Sunday, May 31, 2009

I filled my mouth with answers of you:

your whereabouts,

your recent girlfriends.

They commanded these responses from me,

without stopping to

acknowledge that I may not know the answers, either, that I was just as afraid of losing you, and that you had left one cold, blue morning while the birds pecked apart the morning silence with their practiced melodies. I am not one for leaving lovers half-frozen in bed, one leg draped over the mattress--this one eager to leave, to urge you to stay--and the other leg, still warm with a long sleep, desperate to never abandon its safe place beneath the thick sheets, inside the small home.



Wednesday, May 27, 2009


I remember orange afternoons, kites colored like lollipops, we bared our arms for the warm weather, felt the itchy grass, felt the love of one thousand years. I remember plump water balloons, the hot, milky nights, cradling a tea-cup, cradling your heart for it existed in mine. I remember worrying about everything and nothing at all, drifting bare-feet through the grass. I remember you rubbing my dome-shaped mosquito bites, soothing me into sleep so that I would not awake crying, howling your name, scratching my eyelids purple.
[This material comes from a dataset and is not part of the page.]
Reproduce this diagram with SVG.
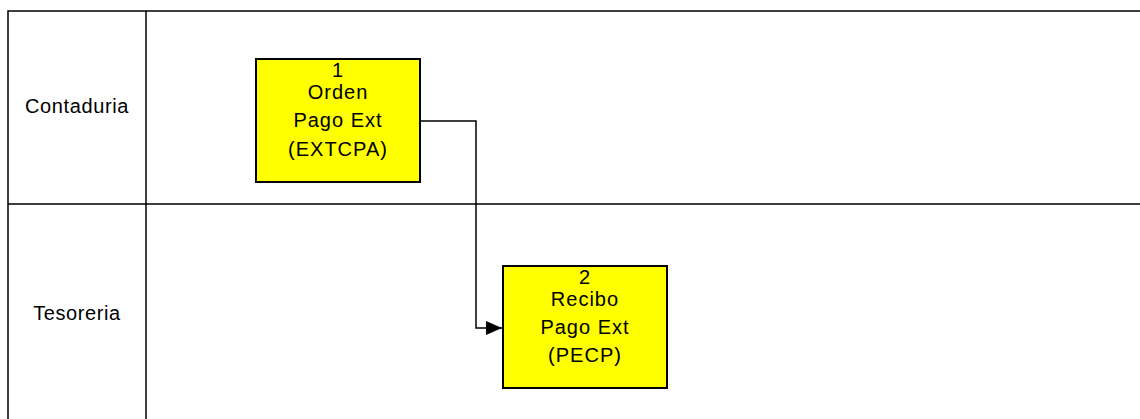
<svg xmlns="http://www.w3.org/2000/svg" width="1140" height="419" viewBox="0 0 1140 419">
<defs>
<style>
.lane{fill:none;stroke:#000;stroke-width:1.5}
.lbl{font-family:"Liberation Sans",Arial,sans-serif;font-size:20px;letter-spacing:0.6px;fill:#000;text-anchor:middle}
.node{fill:#ffff00;stroke:#000;stroke-width:2}
.ntx{font-family:"Liberation Sans",Arial,sans-serif;font-size:20px;letter-spacing:1px;fill:#000;text-anchor:middle}
.conn{fill:none;stroke:#000;stroke-width:1.5}
</style>
<marker id="arr" markerWidth="16" markerHeight="14" refX="16" refY="7" orient="auto" markerUnits="userSpaceOnUse">
<path d="M0,0 L16,7 L0,14 Z" fill="#000"/>
</marker>
</defs>
<rect width="1140" height="419" fill="#fff"/>
<g id="lanes">
<path class="lane" d="M1140,11 H8 V419 M146,11 V419 M8,204 H1140"/>
<text class="lbl" x="77" y="113">Contaduria</text>
<text class="lbl" x="77" y="320">Tesoreria</text>
</g>
<g id="connectors">
<path class="conn" d="M420,121 H476 V328 H502" marker-end="url(#arr)"/>
</g>
<g id="node1">
<rect class="node" x="256" y="59" width="164" height="123"/>
<text class="ntx" x="338" y="77">1</text>
<text class="ntx" x="338" y="99">Orden</text>
<text class="ntx" x="338" y="127">Pago Ext</text>
<text class="ntx" x="338" y="156">(EXTCPA)</text>
</g>
<g id="node2">
<rect class="node" x="503" y="266" width="164" height="122"/>
<text class="ntx" x="585" y="284">2</text>
<text class="ntx" x="585" y="306">Recibo</text>
<text class="ntx" x="585" y="334">Pago Ext</text>
<text class="ntx" x="585" y="362">(PECP)</text>
</g>
</svg>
I remember how quickly those afternoons melted into night, how quickly the sun, like an apricot seed, slipped out of sight, slipped out of sight. Though I am much older now and possess many worries, many real problems that require tending, nurturing, banishing, I still think back to those days, or perhaps think forward, because it is I who have moved back, it is this that is backwards, this painful regression, I am strangled by things, by empty, hollow things, I am suffocating underneath the unnecessary pressure of chores, obligations, doings, I no longer live, but exist, I am a soulless, smile-less human doing.

Saturday, May 16, 2009


Long before I threw myself to you the orange birds produced quick melodies with their purple tongues. I felt like a small girl, observing them while many important situations unraveled before me, situations I had nothing at all to do with. For example, the first female British prime minister was appointed. I squinted hard at her picture, she seemed to have accomplished so many things. The newsman mumbled for an entire hour just listing all that she had witnessed in her life, all that she had contributed and all that she had been a part of. People like her made me feel painfully small. They made me feel like there was something wrong with sitting idle, cross-legged, clawing through trash, observing birds, counting freckles, chasing sheep. I felt rather odd, spinning my separate lies, feasting on fetid fantasies, dozing in damp basements, peeling warm, mushy tangerines. What would I have done?